= David Ellington =

English actor and TV presenter

David Ellington is an English actor and presenter based in Bristol. He is Deaf and uses British Sign Language (BSL).

==Career==
Ellington started acting in 1997. Theatre credits include Frozen (Fingersmiths), Bent / Diary of an Action Man (Graeae), Under Milk Wood (Oxfordshire Theatre Tour Company), Extraordinary Wall of Silence (Ad Infinitum). He won Best Actor for DEF in the Deaf Oscars.

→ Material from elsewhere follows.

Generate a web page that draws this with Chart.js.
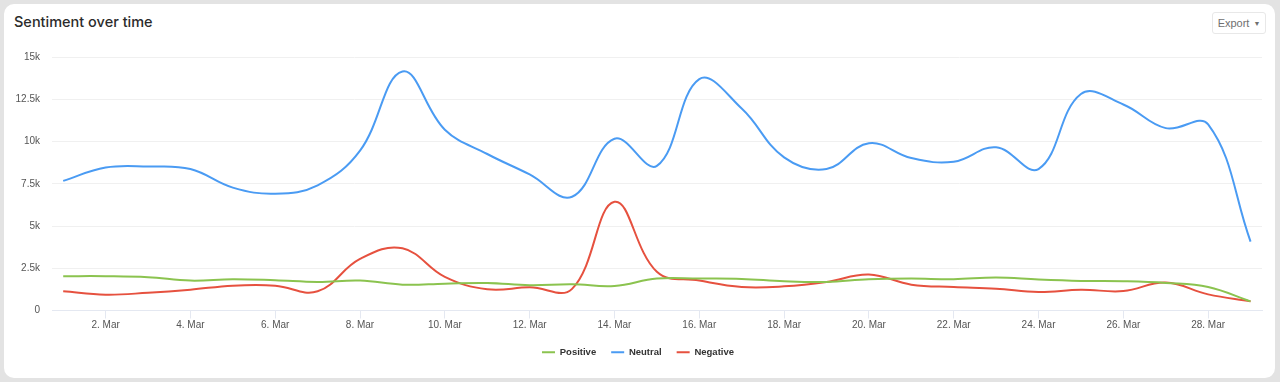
<!DOCTYPE html>
<html>
<head>
<meta charset="utf-8">
<script src="https://cdn.jsdelivr.net/npm/chart.js@4/dist/chart.umd.min.js"></script>
<style>
  html, body { margin: 0; padding: 0; background: #e3e3e3; width: 1280px; height: 382px; overflow: hidden; }
  #card { position: absolute; left: 4px; top: 4px; width: 1271px; height: 374px; background: #fff; border-radius: 10px; }
  #title { position: absolute; left: 14px; top: 13px; font-family: Inter, "Liberation Sans", sans-serif; font-size: 14.5px; font-weight: 500; color: #2b2b2b; }
  #export { position: absolute; left: 1212px; top: 12px; width: 54px; height: 22px; box-sizing: border-box; border: 1px solid #e8e8e8; border-radius: 3px;
            font-family: "Liberation Sans", sans-serif; font-size: 11px; color: #707070; line-height: 21px; text-align: center; background:#fff; }
  #export span { font-size: 7px; margin-left: 4px; position: relative; top: -1px; }
  #wrap { position: absolute; left: 0; top: 0; width: 1280px; height: 382px; }
</style>
</head>
<body>
<div id="card"></div>
<div id="title">Sentiment over time</div>
<div id="export">Export<span>▼</span></div>
<div id="wrap"><canvas id="c" width="1280" height="382"></canvas></div>
<script>
const days = [1,2,3,4,5,6,7,8,9,10,11,12,13,14,15,16,17,18,19,20,21,22,23,24,25,26,27,28,29];
const monthLabel = "Mar";
const xTickDays = [2,4,6,8,10,12,14,16,18,20,22,24,26,28];
const yTicks = [0,2500,5000,7500,10000,12500,15000];
const yTickLabels = ["0","2.5k","5k","7.5k","10k","12.5k","15k"];
const positive = [2030,2030,1970,1770,1850,1790,1690,1770,1530,1590,1630,1500,1550,1450,1890,1890,1870,1730,1690,1850,1890,1850,1950,1830,1750,1730,1630,1390,540];
const neutral  = [7670,8460,8520,8370,7270,6910,7410,9460,14140,10700,9260,8050,6730,10160,8560,13690,11950,9060,8370,9900,9020,8800,9660,8370,12810,12190,10790,11010,4080];
const negative = [1135,935,1050,1230,1470,1470,1135,3050,3680,1990,1255,1370,1280,6430,2290,1770,1390,1430,1690,2130,1530,1390,1290,1095,1230,1150,1650,955,540];

const mk = (label, data, color) => ({
  label, data: days.map((d, i) => ({x: d, y: data[i]})),
  borderColor: color, backgroundColor: color, borderWidth: 2,
  pointRadius: 0, pointHoverRadius: 0, tension: 0.4, fill: false
});

new Chart(document.getElementById('c'), {
  type: 'line',
  data: { datasets: [
    mk('Positive', positive, '#8bc34f'),
    mk('Neutral', neutral, '#4a9bf3'),
    mk('Negative', negative, '#e6513f')
  ]},
  options: {
    responsive: false, animation: false,
    layout: { padding: { left: 14, right: 18, top: 57, bottom: 15 } },
    plugins: {
      tooltip: { enabled: false },
      legend: {
        position: 'bottom',
        labels: {
          usePointStyle: true, pointStyle: 'line', pointStyleWidth: 13,
          boxHeight: 2, padding: 15, color: '#333',
          font: { family: '"Liberation Sans", sans-serif', size: 9.5, weight: 'bold' },
          generateLabels(chart) {
            return chart.data.datasets.map((ds, i) => ({
              text: ds.label, strokeStyle: ds.borderColor, fillStyle: ds.borderColor,
              lineWidth: 2, pointStyle: 'line', datasetIndex: i, hidden: false, fontColor: '#333'
            }));
          }
        }
      }
    },
    scales: {
      x: {
        type: 'linear', min: 0.736, max: 29.27,
        afterBuildTicks: ax => { ax.ticks = xTickDays.map(v => ({value: v})); },
        afterFit: s => { s.height = 22; },
        grid: { drawOnChartArea: false, drawTicks: true, tickLength: 8, color: '#e4e8f1' },
        border: { color: '#e4e8f1', width: 1 },
        ticks: { color: '#555', padding: 1, maxRotation: 0, autoSkip: false,
                 font: { family: '"Liberation Sans", sans-serif', size: 10 },
                 callback: v => v + '. ' + monthLabel }
      },
      y: {
        min: 0, max: 15000,
        afterBuildTicks: ax => { ax.ticks = yTicks.map(v => ({value: v})); },
        afterFit: s => { s.width = 38; },
        grid: { color: '#f0f0f0', drawTicks: false },
        border: { display: false },
        ticks: { color: '#555', padding: 12,
                 font: { family: '"Liberation Sans", sans-serif', size: 10 },
                 callback: v => yTickLabels[yTicks.indexOf(v)] }
      }
    }
  }
});
</script>
</body>
</html>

Ellington explores various artistic forms, like circus art and street theatre, taking part in productions such as Extraordinary Bodies - What Am I Worth / Weighting (Diverse City & Cirque Bijou).

He has appeared in television productions, such as The Inspector Lynley Mysteries (BBC) and Holby City (BBC). Ellington was also part of the London 2012 Paralympic Opening Ceremony, and has featured signing throughout a commercial for Channel 4, broadcast to celebrate the end of the 2016 Summer Olympics.

He appears regularly on BBC's Deaf magazine See Hear. He has directed a documentary focused on the racism within the Deaf community, "Dismantling Racism", on the wake of the Black Lives Matter movement.

In 2007 he founded VS1 Production, a company specialised in video productions featuring British Sign Language (BSL).